= Source material =
════════════════
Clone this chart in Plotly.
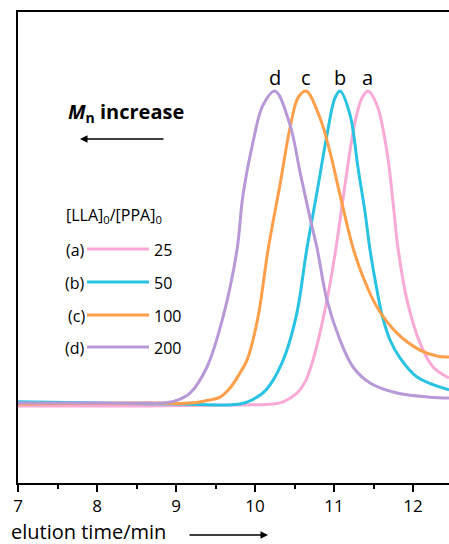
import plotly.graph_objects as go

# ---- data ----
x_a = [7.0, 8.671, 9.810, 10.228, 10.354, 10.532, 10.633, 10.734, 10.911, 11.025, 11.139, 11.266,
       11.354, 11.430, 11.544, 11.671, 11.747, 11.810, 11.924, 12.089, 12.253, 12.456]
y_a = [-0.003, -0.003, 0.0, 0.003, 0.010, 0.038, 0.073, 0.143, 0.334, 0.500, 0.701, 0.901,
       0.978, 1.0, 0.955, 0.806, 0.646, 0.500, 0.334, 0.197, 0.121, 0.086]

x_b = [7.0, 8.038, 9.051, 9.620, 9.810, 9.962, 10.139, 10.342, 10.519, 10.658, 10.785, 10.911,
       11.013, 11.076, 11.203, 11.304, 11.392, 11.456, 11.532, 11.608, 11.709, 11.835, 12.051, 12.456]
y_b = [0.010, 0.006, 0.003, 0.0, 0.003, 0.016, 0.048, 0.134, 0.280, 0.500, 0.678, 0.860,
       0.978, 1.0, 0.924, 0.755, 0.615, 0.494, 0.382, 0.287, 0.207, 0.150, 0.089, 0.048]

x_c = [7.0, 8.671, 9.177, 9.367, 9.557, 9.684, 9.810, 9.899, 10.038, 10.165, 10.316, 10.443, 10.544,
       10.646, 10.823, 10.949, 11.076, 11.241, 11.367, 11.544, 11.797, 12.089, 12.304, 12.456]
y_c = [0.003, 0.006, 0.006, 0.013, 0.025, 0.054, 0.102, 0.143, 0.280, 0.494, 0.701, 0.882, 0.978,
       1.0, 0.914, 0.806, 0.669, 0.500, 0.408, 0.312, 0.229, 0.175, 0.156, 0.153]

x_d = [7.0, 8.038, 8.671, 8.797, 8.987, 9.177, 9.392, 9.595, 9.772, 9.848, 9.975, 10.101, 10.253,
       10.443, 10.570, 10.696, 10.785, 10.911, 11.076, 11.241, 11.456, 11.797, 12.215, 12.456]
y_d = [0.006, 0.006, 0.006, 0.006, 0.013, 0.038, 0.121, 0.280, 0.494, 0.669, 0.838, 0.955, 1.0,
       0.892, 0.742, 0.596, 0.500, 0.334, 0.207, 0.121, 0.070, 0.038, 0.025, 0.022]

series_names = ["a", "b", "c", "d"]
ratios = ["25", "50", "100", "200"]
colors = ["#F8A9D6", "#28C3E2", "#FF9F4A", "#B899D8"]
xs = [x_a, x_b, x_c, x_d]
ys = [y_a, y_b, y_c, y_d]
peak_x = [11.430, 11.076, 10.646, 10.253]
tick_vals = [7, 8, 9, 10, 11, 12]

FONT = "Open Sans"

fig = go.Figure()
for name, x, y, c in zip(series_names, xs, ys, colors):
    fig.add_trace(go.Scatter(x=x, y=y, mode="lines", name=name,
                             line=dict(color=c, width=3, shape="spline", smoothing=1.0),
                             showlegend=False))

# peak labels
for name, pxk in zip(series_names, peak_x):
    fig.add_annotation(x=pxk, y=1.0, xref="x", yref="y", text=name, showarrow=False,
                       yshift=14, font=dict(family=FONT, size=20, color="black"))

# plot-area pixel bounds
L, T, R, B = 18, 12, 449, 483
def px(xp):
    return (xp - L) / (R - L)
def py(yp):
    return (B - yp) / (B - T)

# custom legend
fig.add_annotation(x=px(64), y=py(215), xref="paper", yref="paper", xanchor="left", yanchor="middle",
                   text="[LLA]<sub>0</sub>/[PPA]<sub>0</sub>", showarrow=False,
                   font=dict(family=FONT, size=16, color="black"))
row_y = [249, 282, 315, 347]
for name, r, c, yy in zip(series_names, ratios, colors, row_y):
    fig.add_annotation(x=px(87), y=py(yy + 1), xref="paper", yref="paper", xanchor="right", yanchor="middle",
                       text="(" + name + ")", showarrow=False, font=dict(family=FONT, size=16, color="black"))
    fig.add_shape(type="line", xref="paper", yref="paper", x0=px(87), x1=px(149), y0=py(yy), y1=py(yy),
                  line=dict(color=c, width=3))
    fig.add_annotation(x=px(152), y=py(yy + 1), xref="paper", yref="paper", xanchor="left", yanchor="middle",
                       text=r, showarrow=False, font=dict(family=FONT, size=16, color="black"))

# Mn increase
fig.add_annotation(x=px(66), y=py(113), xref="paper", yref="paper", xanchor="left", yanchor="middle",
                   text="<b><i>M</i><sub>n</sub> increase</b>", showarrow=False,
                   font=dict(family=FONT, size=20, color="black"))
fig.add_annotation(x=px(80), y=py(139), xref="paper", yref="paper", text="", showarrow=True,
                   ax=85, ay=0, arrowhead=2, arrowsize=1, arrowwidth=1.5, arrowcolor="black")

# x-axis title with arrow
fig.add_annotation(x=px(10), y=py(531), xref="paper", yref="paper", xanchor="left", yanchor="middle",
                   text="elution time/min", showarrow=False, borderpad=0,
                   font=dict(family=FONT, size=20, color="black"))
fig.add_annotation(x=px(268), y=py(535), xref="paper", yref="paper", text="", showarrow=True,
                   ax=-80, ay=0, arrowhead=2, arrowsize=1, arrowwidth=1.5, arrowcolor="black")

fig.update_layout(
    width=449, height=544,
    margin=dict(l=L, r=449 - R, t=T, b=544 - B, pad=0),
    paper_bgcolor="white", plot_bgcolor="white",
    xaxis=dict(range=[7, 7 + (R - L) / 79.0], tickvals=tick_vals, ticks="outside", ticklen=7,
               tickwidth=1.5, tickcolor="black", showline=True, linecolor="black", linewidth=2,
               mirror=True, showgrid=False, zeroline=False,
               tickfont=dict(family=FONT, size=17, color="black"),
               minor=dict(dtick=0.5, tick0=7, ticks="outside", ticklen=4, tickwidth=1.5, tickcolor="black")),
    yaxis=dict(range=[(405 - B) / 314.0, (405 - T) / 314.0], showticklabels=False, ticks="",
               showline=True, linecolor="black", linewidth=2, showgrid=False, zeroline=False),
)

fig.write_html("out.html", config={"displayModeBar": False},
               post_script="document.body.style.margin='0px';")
════════════════
Go through the listing above and write it out again exactly, dropping the pictures.

= Exercise response =
Clone this chart in Plotly.
import plotly.graph_objects as go

# ---- data ----
x_a = [7.0, 8.671, 9.810, 10.228, 10.354, 10.532, 10.633, 10.734, 10.911, 11.025, 11.139, 11.266,
       11.354, 11.430, 11.544, 11.671, 11.747, 11.810, 11.924, 12.089, 12.253, 12.456]
y_a = [-0.003, -0.003, 0.0, 0.003, 0.010, 0.038, 0.073, 0.143, 0.334, 0.500, 0.701, 0.901,
       0.978, 1.0, 0.955, 0.806, 0.646, 0.500, 0.334, 0.197, 0.121, 0.086]

x_b = [7.0, 8.038, 9.051, 9.620, 9.810, 9.962, 10.139, 10.342, 10.519, 10.658, 10.785, 10.911,
       11.013, 11.076, 11.203, 11.304, 11.392, 11.456, 11.532, 11.608, 11.709, 11.835, 12.051, 12.456]
y_b = [0.010, 0.006, 0.003, 0.0, 0.003, 0.016, 0.048, 0.134, 0.280, 0.500, 0.678, 0.860,
       0.978, 1.0, 0.924, 0.755, 0.615, 0.494, 0.382, 0.287, 0.207, 0.150, 0.089, 0.048]

x_c = [7.0, 8.671, 9.177, 9.367, 9.557, 9.684, 9.810, 9.899, 10.038, 10.165, 10.316, 10.443, 10.544,
       10.646, 10.823, 10.949, 11.076, 11.241, 11.367, 11.544, 11.797, 12.089, 12.304, 12.456]
y_c = [0.003, 0.006, 0.006, 0.013, 0.025, 0.054, 0.102, 0.143, 0.280, 0.494, 0.701, 0.882, 0.978,
       1.0, 0.914, 0.806, 0.669, 0.500, 0.408, 0.312, 0.229, 0.175, 0.156, 0.153]

x_d = [7.0, 8.038, 8.671, 8.797, 8.987, 9.177, 9.392, 9.595, 9.772, 9.848, 9.975, 10.101, 10.253,
       10.443, 10.570, 10.696, 10.785, 10.911, 11.076, 11.241, 11.456, 11.797, 12.215, 12.456]
y_d = [0.006, 0.006, 0.006, 0.006, 0.013, 0.038, 0.121, 0.280, 0.494, 0.669, 0.838, 0.955, 1.0,
       0.892, 0.742, 0.596, 0.500, 0.334, 0.207, 0.121, 0.070, 0.038, 0.025, 0.022]

series_names = ["a", "b", "c", "d"]
ratios = ["25", "50", "100", "200"]
colors = ["#F8A9D6", "#28C3E2", "#FF9F4A", "#B899D8"]
xs = [x_a, x_b, x_c, x_d]
ys = [y_a, y_b, y_c, y_d]
peak_x = [11.430, 11.076, 10.646, 10.253]
tick_vals = [7, 8, 9, 10, 11, 12]

FONT = "Open Sans"

fig = go.Figure()
for name, x, y, c in zip(series_names, xs, ys, colors):
    fig.add_trace(go.Scatter(x=x, y=y, mode="lines", name=name,
                             line=dict(color=c, width=3, shape="spline", smoothing=1.0),
                             showlegend=False))

# peak labels
for name, pxk in zip(series_names, peak_x):
    fig.add_annotation(x=pxk, y=1.0, xref="x", yref="y", text=name, showarrow=False,
                       yshift=14, font=dict(family=FONT, size=20, color="black"))

# plot-area pixel bounds
L, T, R, B = 18, 12, 449, 483
def px(xp):
    return (xp - L) / (R - L)
def py(yp):
    return (B - yp) / (B - T)

# custom legend
fig.add_annotation(x=px(64), y=py(215), xref="paper", yref="paper", xanchor="left", yanchor="middle",
                   text="[LLA]<sub>0</sub>/[PPA]<sub>0</sub>", showarrow=False,
                   font=dict(family=FONT, size=16, color="black"))
row_y = [249, 282, 315, 347]
for name, r, c, yy in zip(series_names, ratios, colors, row_y):
    fig.add_annotation(x=px(87), y=py(yy + 1), xref="paper", yref="paper", xanchor="right", yanchor="middle",
                       text="(" + name + ")", showarrow=False, font=dict(family=FONT, size=16, color="black"))
    fig.add_shape(type="line", xref="paper", yref="paper", x0=px(87), x1=px(149), y0=py(yy), y1=py(yy),
                  line=dict(color=c, width=3))
    fig.add_annotation(x=px(152), y=py(yy + 1), xref="paper", yref="paper", xanchor="left", yanchor="middle",
                       text=r, showarrow=False, font=dict(family=FONT, size=16, color="black"))

# Mn increase
fig.add_annotation(x=px(66), y=py(113), xref="paper", yref="paper", xanchor="left", yanchor="middle",
                   text="<b><i>M</i><sub>n</sub> increase</b>", showarrow=False,
                   font=dict(family=FONT, size=20, color="black"))
fig.add_annotation(x=px(80), y=py(139), xref="paper", yref="paper", text="", showarrow=True,
                   ax=85, ay=0, arrowhead=2, arrowsize=1, arrowwidth=1.5, arrowcolor="black")

# x-axis title with arrow
fig.add_annotation(x=px(10), y=py(531), xref="paper", yref="paper", xanchor="left", yanchor="middle",
                   text="elution time/min", showarrow=False, borderpad=0,
                   font=dict(family=FONT, size=20, color="black"))
fig.add_annotation(x=px(268), y=py(535), xref="paper", yref="paper", text="", showarrow=True,
                   ax=-80, ay=0, arrowhead=2, arrowsize=1, arrowwidth=1.5, arrowcolor="black")

fig.update_layout(
    width=449, height=544,
    margin=dict(l=L, r=449 - R, t=T, b=544 - B, pad=0),
    paper_bgcolor="white", plot_bgcolor="white",
    xaxis=dict(range=[7, 7 + (R - L) / 79.0], tickvals=tick_vals, ticks="outside", ticklen=7,
               tickwidth=1.5, tickcolor="black", showline=True, linecolor="black", linewidth=2,
               mirror=True, showgrid=False, zeroline=False,
               tickfont=dict(family=FONT, size=17, color="black"),
               minor=dict(dtick=0.5, tick0=7, ticks="outside", ticklen=4, tickwidth=1.5, tickcolor="black")),
    yaxis=dict(range=[(405 - B) / 314.0, (405 - T) / 314.0], showticklabels=False, ticks="",
               showline=True, linecolor="black", linewidth=2, showgrid=False, zeroline=False),
)

fig.write_html("out.html", config={"displayModeBar": False},
               post_script="document.body.style.margin='0px';")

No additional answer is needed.